My school’s  law library recommended the following books for summer reading:

An Introduction to Legal Reasoning by Edward H. Levi

Starting Off Right in Law School by Carolyn J. Nygren

The Bramble Bush by Karl N. Llewelyn

Law School Without Fear: Strategies for Success by Helene S. Shapo and Marshall S. Shapo

I started reading “An Introduction to Legal Reasoning”, but stopped after about 30 pages because, apart from the court cases it mentioned, it was probably doing more harm than good because I had no idea what I was reading half the time.  On a positive note the court cases mentioned in the book involve the “Inherently Dangerous Rule,” which is interesting because it’s probably part of the reason why so many dumb warning labels exist.

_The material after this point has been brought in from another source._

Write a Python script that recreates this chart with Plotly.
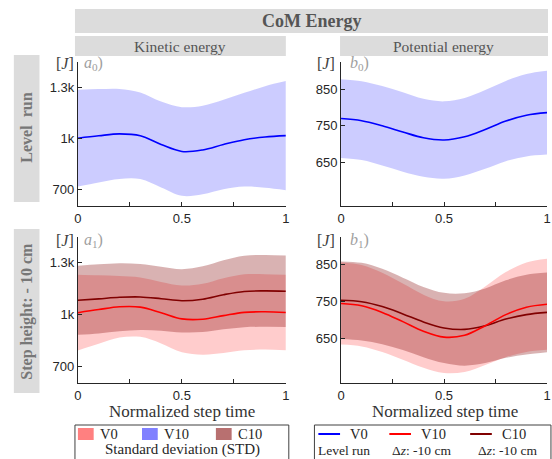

“Starting Off Right in Law School” is a good introduction to law in general so, if you decide to read any of these books, I would recommend this one (I got about 3/4 of the way through it).

I didn’t get past page 10 in “The Bramble Bush”.  I blame the book and the fact that it’s composed of a series of speeches from the 1930s.

I didn’t bother with the other book.

My orientation starts in 5 days. I have not finished one single law school prep book.

I’ve decided to prep by watching as many reality courtroom T.V. shows as possible between now and my first class.  

What I’ve learned so far: Do not fuck with Judge Judy.

I will order books tomorrow.  I’m super cheap/poor, so I’ll be bargain hunting.  I’ll post my results.